Novartis to Acquire Dermatology Company Fougera Pharmaceuticals for USD1.5 Bil.
Swiss pharma major Novartis will be acquiring United States-based Fougera Pharmaceuticals for USD1.525 billion.
IHS Global Insight Perspective
Switzerland's Novartis has signed a definitive agreement to acquire Fougera Pharmaceuticals (US), a producer of generic dermatology medicines, for USD1.525 billion in an all-cash transaction.
Fougera Pharmaceuticals will be integrated into Sandoz, Novartis's generics division, thus giving the latter the leading position in generic dermatology medicines in the world, and specifically in the United States market.
Following the major decline in sales during the first quarter of 2012, Sandoz will be looking to expand its product portfolio and customer base, and potentially improve its sales in the US.

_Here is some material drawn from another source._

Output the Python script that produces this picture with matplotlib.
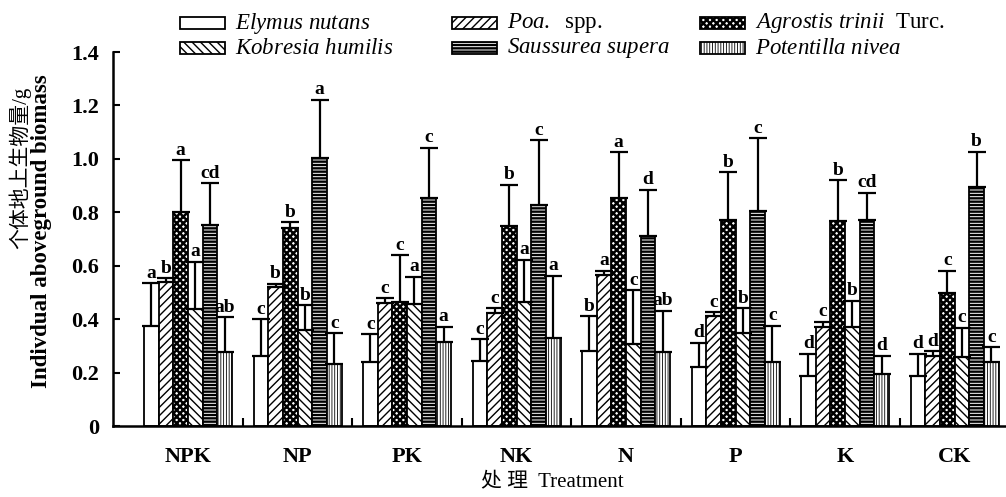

Novartis (Switzerland) has signed a definitive agreement for the acquisition of generic dermatology company Fougera Pharmaceuticals (United States). According to the terms of the agreement, Novartis will be acquiring Fougera in an all-cash transaction for USD1.525 billion. The sellers of the company are a group of private equity firms led by Nordic Capital, Credit Suisse affiliate DLJ Merchant Banking, and Avista Capital Partners. The transaction, which requires regulatory approval, is expected to be completed in the second half of 2012. The acquisition, which will be financed from Novartis's existing cash flow and cash resources, is expected to be accretive to core earnings per share (EPS), and represents a multiple of 8.8 times Fougera Pharmaceuticals' earnings before interest, tax, depreciation, and amortisation for 2011 of USD173 million.

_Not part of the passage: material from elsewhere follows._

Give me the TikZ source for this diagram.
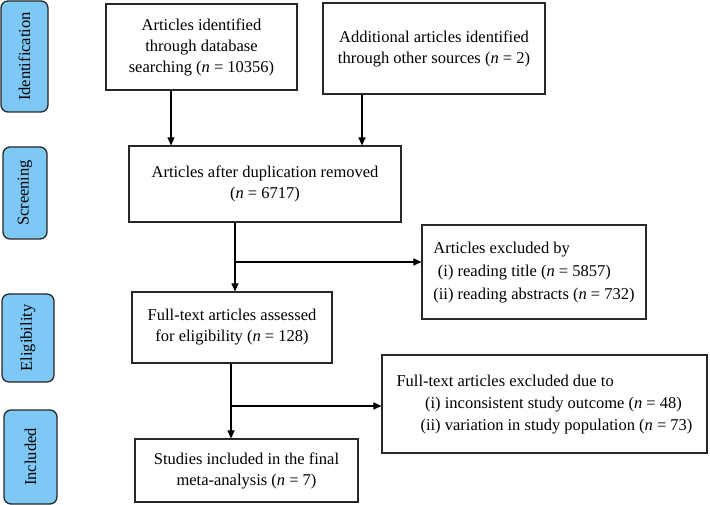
\documentclass[tikz,border=0pt]{standalone}
\usepackage{fontspec}
\setmainfont{Liberation Serif}
\usetikzlibrary{arrows.meta}
\definecolor{sidefill}{RGB}{125,200,245}
\definecolor{edge}{RGB}{40,40,40}
\begin{document}
\begin{tikzpicture}[x=1pt,y=-1pt,
  every node/.style={font=\fontsize{16.5}{21}\selectfont},
  box/.style={draw=edge, line width=1.1pt, inner sep=0pt, align=center},
  side/.style={draw=edge, line width=1.3pt, fill=sidefill, rounded corners=7pt, inner sep=0pt, rotate=90},
  arr/.style={draw=black, line width=1.1pt, -{Triangle[length=8pt,width=7pt]}},
  ln/.style={draw=black, line width=1.1pt}]
\useasboundingbox (0,0) rectangle (710,505);

% stage labels
\node[side, minimum width=111pt, minimum height=47pt] (id) at (24.5,56.5) {Identification};
\node[side, minimum width=92pt, minimum height=44pt] (scr) at (25,193) {Screening};
\node[side, minimum width=88pt, minimum height=52pt] (eli) at (28,338) {Eligibility};
\node[side, minimum width=94pt, minimum height=53pt] (inc) at (30.5,457) {Included};

% main boxes
\node[box, minimum width=191pt, minimum height=86pt] (b1) at (201.5,47)
  {Articles identified\\through database\\searching (\textit{n} = 10356)};
\node[box, minimum width=222pt, minimum height=91pt] (b2) at (434,48.5)
  {Additional articles identified\\through other sources (\textit{n} = 2)};
\node[box, minimum width=272pt, minimum height=76pt] (b3) at (265,184)
  {Articles after duplication removed\\(\textit{n} = 6717)};
\node[box, minimum width=200pt, minimum height=71pt] (b4) at (232,327.5)
  {Full-text articles assessed\\for eligibility (\textit{n} = 128)};
\node[box, minimum width=223pt, minimum height=63pt] (b5) at (246.5,470.5)
  {Studies included in the final\\meta-analysis (\textit{n} = 7)};

% exclusion boxes
\node[box, minimum width=224pt, minimum height=94pt] (e1) at (534,272)
  {\renewcommand\arraystretch{1.08}%
   \begin{tabular}{@{}r@{\ }l@{}}
   \multicolumn{2}{@{}l@{}}{Articles excluded by}\\
   (i) & reading title (\textit{n} = 5857)\\
   (ii) & reading abstracts (\textit{n} = 732)
   \end{tabular}};
\node[box, minimum width=325pt, minimum height=98pt] (e2) at (544.5,404)
  {\raisebox{4pt}{\renewcommand\arraystretch{1.05}%
   \begin{tabular}{@{\hspace{24pt}}r@{\ }l@{}}
   \multicolumn{2}{@{}l@{}}{Full-text articles excluded due to}\\
   (i) & inconsistent study outcome (\textit{n} = 48)\\
   (ii) & variation in study population (\textit{n} = 73)
   \end{tabular}}};

% connectors
\coordinate (a1) at (171,0);
\coordinate (a2) at (362,0);
\coordinate (j1) at (235,262);
\coordinate (j2) at (231,406);
\draw[arr] (a1 |- b1.south) -- (a1 |- b3.north);
\draw[arr] (a2 |- b2.south) -- (a2 |- b3.north);
\draw[arr] (j1 |- b3.south) -- (j1 |- b4.north);
\draw[arr] (j1) -- (j1 -| e1.west);
\draw[arr] (j2 |- b4.south) -- (j2 |- b5.north);
\draw[arr] (j2) -- (j2 -| e2.west);
\end{tikzpicture}
\end{document}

Fougera will be folded into Novartis's generics division Sandoz, thus making it the leading generic dermatology medicines company in the US and the world. Overall, Sandoz is already the second largest generic producer globally.

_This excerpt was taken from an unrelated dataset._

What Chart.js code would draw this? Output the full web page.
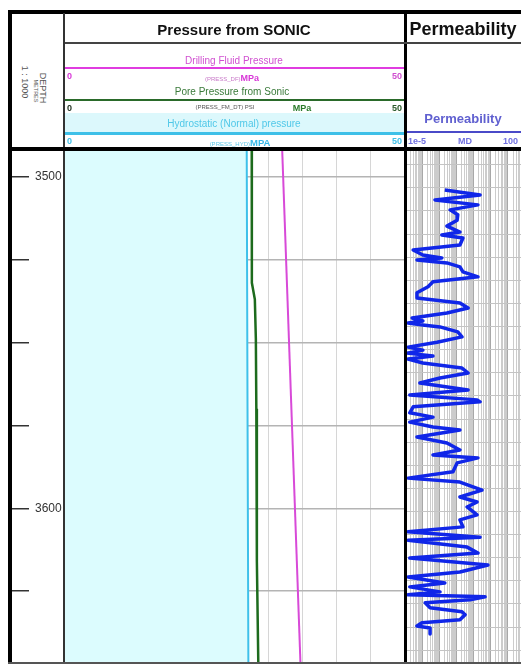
<!DOCTYPE html>
<html><head><meta charset="utf-8">
<script src="https://cdn.jsdelivr.net/npm/chart.js@4"></script>
<style>
html,body{margin:0;padding:0;width:521px;height:664px;overflow:hidden;background:#fff;font-family:"Liberation Sans",Arial,sans-serif;}
.b{position:absolute;z-index:5;}
.t{position:absolute;white-space:nowrap;transform:translate(-50%,-50%);line-height:1;z-index:6;}
.l{position:absolute;white-space:nowrap;transform:translate(0,-50%);line-height:1;z-index:6;}
.r{position:absolute;white-space:nowrap;transform:translate(-100%,-50%);line-height:1;z-index:6;}
.v{position:absolute;white-space:nowrap;transform:translate(-50%,-50%) rotate(90deg);line-height:1;color:#555;z-index:6;}
canvas{position:absolute;z-index:1;}
</style></head><body>
<!-- header bands -->
<div class="b" style="left:65px;top:113px;width:339px;height:20px;background:#dcf8fc;z-index:2"></div>
<div class="b" style="left:65px;top:67px;width:339px;height:2px;background:#e03ce0"></div>
<div class="b" style="left:65px;top:99px;width:339px;height:2px;background:#2a6a2a"></div>
<div class="b" style="left:65px;top:132px;width:339px;height:3px;background:#3ec0e8"></div>
<div class="b" style="left:407px;top:131px;width:114px;height:2px;background:#4a4ac8"></div>
<!-- frame -->
<div class="b" style="left:8px;top:10px;width:513px;height:4px;background:#000"></div>
<div class="b" style="left:8px;top:10px;width:4px;height:654px;background:#000"></div>
<div class="b" style="left:63px;top:13px;width:2px;height:651px;background:#333"></div>
<div class="b" style="left:404px;top:13px;width:3px;height:651px;background:#000"></div>
<div class="b" style="left:65px;top:42px;width:456px;height:2px;background:#444"></div>
<div class="b" style="left:8px;top:147px;width:513px;height:4px;background:#000"></div>
<div class="b" style="left:8px;top:662px;width:513px;height:2px;background:#555"></div>

<!-- titles -->
<div class="t" style="left:234px;top:29px;font-size:15px;font-weight:bold;color:#111">Pressure from SONIC</div>
<div class="t" style="left:463px;top:29px;font-size:18px;font-weight:bold;color:#111">Permeability</div>

<!-- depth header -->
<div class="v" style="left:41.5px;top:88px;font-size:9px">DEPTH</div>
<div class="v" style="left:34.5px;top:91px;font-size:5.5px">METRES</div>
<div class="v" style="left:23.5px;top:82px;font-size:9px">1 : 1000</div>

<!-- drilling fluid pressure -->
<div class="t" style="left:234px;top:61px;font-size:10px;color:#d050d0">Drilling Fluid Pressure</div>
<div class="t" style="left:232px;top:76px"><span style="font-size:6px;color:#c878c8">(PRESS_DF)</span><span style="font-size:9px;font-weight:bold;color:#d838d8">MPa</span></div>
<div class="l" style="left:67px;top:76px;font-size:9px;font-weight:bold;color:#d838d8">0</div>
<div class="r" style="left:402px;top:76px;font-size:9px;font-weight:bold;color:#d050d0">50</div>
<!-- pore pressure -->
<div class="t" style="left:232px;top:92px;font-size:10px;color:#3a7a3a">Pore Pressure from Sonic</div>
<div class="t" style="left:225px;top:107px;font-size:6px;color:#555">(PRESS_FM_DT) PSI</div>
<div class="t" style="left:302px;top:108px;font-size:9px;font-weight:bold;color:#2a7a2a">MPa</div>
<div class="l" style="left:67px;top:108px;font-size:9px;font-weight:bold;color:#223322">0</div>
<div class="r" style="left:402px;top:108px;font-size:9px;font-weight:bold;color:#2a5a2a">50</div>
<!-- hydrostatic -->
<div class="t" style="left:234px;top:124px;font-size:10px;color:#50c8e8">Hydrostatic (Normal) pressure</div>
<div class="t" style="left:240px;top:141px"><span style="font-size:6px;color:#60c8e8">(PRESS_HYD)</span><span style="font-size:9.5px;font-weight:bold;color:#38b8e8">MPA</span></div>
<div class="l" style="left:67px;top:141px;font-size:9px;font-weight:bold;color:#40c0e8">0</div>
<div class="r" style="left:402px;top:141px;font-size:9px;font-weight:bold;color:#40c0e8">50</div>
<!-- permeability header -->
<div class="t" style="left:463px;top:118px;font-size:13px;font-weight:bold;color:#6060d0">Permeability</div>
<div class="l" style="left:408px;top:141px;font-size:9px;font-weight:bold;color:#7070e0">1e-5</div>
<div class="t" style="left:465px;top:141px;font-size:9px;font-weight:bold;color:#7070e0">MD</div>
<div class="l" style="left:503px;top:141px;font-size:9px;font-weight:bold;color:#7070e0">100</div>

<canvas id="cd" width="51" height="512" style="left:12px;top:151px"></canvas>
<canvas id="cp" width="339" height="512" style="left:65px;top:151px"></canvas>
<canvas id="ck" width="120" height="512" style="left:405px;top:151px"></canvas>

<script>
// ---- data ----
const depthRange = [3492.25, 3646.65];
const depthTickValues = [3500, 3525, 3550, 3575, 3600, 3625];
const depthTickLabels = ['3500', '', '', '', '3600', ''];
const pressureGrid = [0, 5, 10, 15, 20, 25, 30, 35, 40, 45, 50];
const pressureRange = [0, 50];

const hydroDepth = [3490, 3570, 3648];
const hydroMPa = [26.8, 26.92, 27.05];

const poreDepth = [3490, 3532, 3537, 3549, 3570, 3616, 3648];
const poreMPa = [27.54, 27.56, 28.0, 28.15, 28.22, 28.3, 28.52];

const mudDepth = [3490, 3648];
const mudMPa = [32.0, 34.75];

const permRange = [1e-5, 100];
const permGridStart = 3496.4, permGridStep = 6.97;
const permDepth = [
  3504.0, 3505.5, 3507.0, 3508.5, 3510.0, 3511.5, 3513.1, 3514.9, 3516.7, 3517.6,
  3518.5, 3520.6, 3522.1, 3523.6, 3524.5, 3525.1, 3526.0, 3527.2, 3528.7, 3530.2,
  3531.7, 3533.2, 3535.0, 3536.6, 3538.1, 3539.6, 3541.1, 3542.6, 3543.5, 3544.1,
  3544.7, 3545.3, 3546.8, 3548.3, 3549.9, 3551.4, 3552.3, 3553.2, 3554.1, 3555.0,
  3556.2, 3557.7, 3559.2, 3560.7, 3562.2, 3564.3, 3565.8, 3567.3, 3567.9, 3569.4,
  3571.2, 3572.5, 3574.0, 3575.5, 3576.4, 3578.5, 3580.3, 3582.4, 3583.9, 3584.8,
  3586.3, 3589.0, 3590.9, 3592.1, 3594.5, 3596.6, 3598.1, 3599.6, 3602.0, 3603.5,
  3605.6, 3607.1, 3608.7, 3609.6, 3611.7, 3613.5, 3615.0, 3617.1, 3619.2, 3620.7,
  3622.5, 3623.7, 3625.2, 3626.1, 3626.7, 3627.6, 3628.5, 3630.0, 3631.2, 3632.1,
  3633.6, 3634.5, 3635.5, 3636.1, 3637.9
];
const permMD = [
  2.1e-3, 0.24, 5.6e-4, 0.18, 4.3e-3, 1.2e-2, 1.1e-2, 2.8e-3, 1.6e-2, 1.4e-3,
  2.4e-2, 1.6e-2, 3.0e-5, 1.1e-4, 1.4e-3, 5.0e-5, 2.8e-3, 1.6e-2, 2.4e-2, 0.18,
  4.3e-4, 2.2e-4, 5.0e-5, 5.0e-5, 1.6e-2, 4.8e-2, 2.8e-3, 2.6e-5, 1.1e-4, 1.5e-5,
  1.1e-4, 1.1e-3, 1.2e-2, 2.1e-2, 7.4e-4, 1.5e-5, 1.1e-4, 1.3e-5, 4.3e-4, 1.5e-5,
  1.1e-4, 2.1e-2, 4.8e-2, 1.1e-3, 7.4e-5, 4.8e-2, 1.9e-5, 0.16, 0.24, 3.0e-5,
  1.9e-5, 4.3e-4, 1.9e-5, 4.3e-4, 1.6e-2, 5.0e-5, 2.8e-3, 1.6e-2, 4.3e-4, 0.18,
  1.1e-2, 6.3e-3, 1.5e-5, 1.6e-2, 0.31, 1.6e-2, 0.16, 4.2e-2, 0.16, 1.6e-2,
  2.4e-2, 1.5e-5, 0.24, 1.5e-5, 4.2e-2, 0.18, 1.9e-5, 0.69, 1.6e-2, 1.5e-5,
  2.1e-3, 1.9e-5, 1.1e-3, 1.5e-5, 0.47, 6.2e-2, 1.5e-4, 2.9e-4, 2.1e-2, 3.2e-2,
  1.6e-2, 9.8e-5, 5.0e-5, 2.9e-4, 2.9e-4
];

// ---- helpers ----
const pts = (ds, vs) => ds.map((d, i) => ({x: vs[i], y: d}));
const zeroSize = s => { if (s.isHorizontal()) s.height = 0; else s.width = 0; s.paddingTop = 0; s.paddingBottom = 0; s.paddingLeft = 0; s.paddingRight = 0; };
const setTicks = vals => s => { s.ticks = vals.map(v => ({value: v})); };
const base = {
  responsive: false, animation: false, devicePixelRatio: 1,
  plugins: {legend: {display: false}, tooltip: {enabled: false}},
  layout: {padding: 0},
  events: []
};

// ---- depth track ----
new Chart(document.getElementById('cd'), {
  type: 'line',
  data: {datasets: [{data: []}]},
  options: Object.assign({}, base, {
    scales: {
      x: {type: 'linear', display: false, min: 0, max: 1},
      y: {
        type: 'linear', position: 'right', reverse: true,
        min: depthRange[0], max: depthRange[1],
        afterBuildTicks: setTicks(depthTickValues),
        afterFit: s => { s.width = 34; s.paddingTop = 0; s.paddingBottom = 0; },
        border: {display: false},
        grid: {drawTicks: false, color: '#333', lineWidth: 1.5},
        ticks: {
          padding: 6, color: '#333', font: {family: 'Liberation Sans', size: 12},
          callback: (v, i) => depthTickLabels[i]
        }
      }
    }
  })
});

// ---- pressure track ----
new Chart(document.getElementById('cp'), {
  type: 'line',
  data: {datasets: [
    {label: 'Hydrostatic (Normal) pressure', data: pts(hydroDepth, hydroMPa),
     borderColor: '#3ec0ea', borderWidth: 2, backgroundColor: '#dcfcfe', fill: {value: 0}},
    {label: 'Pore Pressure from Sonic', data: pts(poreDepth, poreMPa),
     borderColor: '#1d6b1d', borderWidth: 2.5, fill: false},
    {label: 'Drilling Fluid Pressure', data: pts(mudDepth, mudMPa),
     borderColor: '#d84ad8', borderWidth: 2, fill: false}
  ]},
  options: Object.assign({}, base, {
    indexAxis: 'y',
    elements: {point: {radius: 0}, line: {tension: 0}},
    scales: {
      x: {type: 'linear', min: pressureRange[0], max: pressureRange[1],
          afterBuildTicks: setTicks(pressureGrid), afterFit: zeroSize,
          border: {display: false}, ticks: {display: false},
          grid: {drawTicks: false, color: '#d6d6d6', lineWidth: 1}},
      y: {type: 'linear', reverse: true, min: depthRange[0], max: depthRange[1],
          afterBuildTicks: setTicks(depthTickValues), afterFit: zeroSize,
          border: {display: false}, ticks: {display: false},
          grid: {drawTicks: false, color: '#b4b4b4', lineWidth: 1.5}}
    }
  })
});

// ---- permeability track ----
const permGrid = [];
for (let e = -5; e < 2; e++) for (let m = 1; m < 10; m++) permGrid.push(m * Math.pow(10, e));
permGrid.push(100);
const permDepthGrid = [];
for (let d = permGridStart; d < depthRange[1]; d += permGridStep) permDepthGrid.push(d);
const isDecade = v => Math.abs(Math.log10(v) - Math.round(Math.log10(v))) < 1e-6;

new Chart(document.getElementById('ck'), {
  type: 'line',
  data: {datasets: [
    {label: 'Permeability', data: pts(permDepth, permMD),
     borderColor: '#1026e8', borderWidth: 3.5, fill: false, borderJoinStyle: 'round'}
  ]},
  options: Object.assign({}, base, {
    indexAxis: 'y',
    elements: {point: {radius: 0}, line: {tension: 0}},
    scales: {
      x: {type: 'logarithmic', min: permRange[0], max: permRange[1],
          afterBuildTicks: setTicks(permGrid), afterFit: zeroSize,
          border: {display: false}, ticks: {display: false},
          grid: {drawTicks: false, lineWidth: 1,
                 color: c => (c.tick && isDecade(c.tick.value)) ? '#a8a8a8' : '#cccccc'}},
      y: {type: 'linear', reverse: true, min: depthRange[0], max: depthRange[1],
          afterBuildTicks: setTicks(permDepthGrid), afterFit: zeroSize,
          border: {display: false}, ticks: {display: false},
          grid: {drawTicks: false, color: '#c4c4c4', lineWidth: 1}}
    }
  })
});
</script>
</body></html>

According to the global head of Sandoz, the addition of Fougera's portfolio of medicines will help further diversify Sandoz products, as well as improve the company's ability to "help patients and customers around the world by providing easier access to high quality, affordable dermatological medicines". Furthermore, the acquisition of Fougera will help Sandoz to develop and manufacture semi-solid dermatological products, specifically creams and ointments.
The president of Sandoz US, Don DeGolyer, commented that owing to the fact that the companies cater to many of the same customers in the US, the integration of Fougera would create considerable cost and sales synergies with Sandoz's US generics business.
Outlook and Implications
Fougera pharmaceuticals, which was previously a part of Swiss firm Nycomed, and which has operated on a standalone basis since the sale of Nycomed to Takeda Pharmaceuticals (Japan) in 2011, had reported 2011 revenues of USD729 million. The company has two main business: Fougera, operating in the US dermatology generics market with a portfolio of 45 products and 200 stock-keeping units (SKUs); and PharmaDerm (US), which is a branded speciality pharma business with 17 brands and more than 40 SKUs.
Novartis recently reported a 2% year-on-year decrease in net sales during the first quarter of 2012 (see Switzerland: 24 April 2012: Novartis Reports 2% Decrease in Net Sales During Q1). The fall in overall Novartis sales was partially triggered by a 10% decline in Sandoz sales in the first quarter, largely driven by falling sales in the US and Germany.
The acquisition of Fougera Pharmaceuticals and its integration into Sandoz makes Sandoz the number one generics dermatology company in the US and the world, and will help the company tap into the USD2.1-billion dermatology sector in the US. Sandoz will be looking to diversify and strengthen its portfolio of products through this acquisition. In addition, the company is hoping to leverage Fougera's existing portfolio of generic dermatology medicines, as well as use Fougera's technology to further develop its pipeline of products. Sandoz will also be looking to expand the sales base for Fougera's products across the world, using its large global sales force to penetrate additional markets with Fougera products.
The move into dermatologicals would also solidify Sandoz's leadership as a producer of high-value-added and difficult-to-make generics. By diversifying into semi-solid formulations, Sandoz will be well prepared to enter the market promptly once patented versions of cream-based originator products face patent expiry. Manufacturing capabilities from other generic manufacturers—including the largest generic drug maker globally, Teva (Israel)—is also more limited in the semi-solids field, thus providing Sandoz with a competitive edge.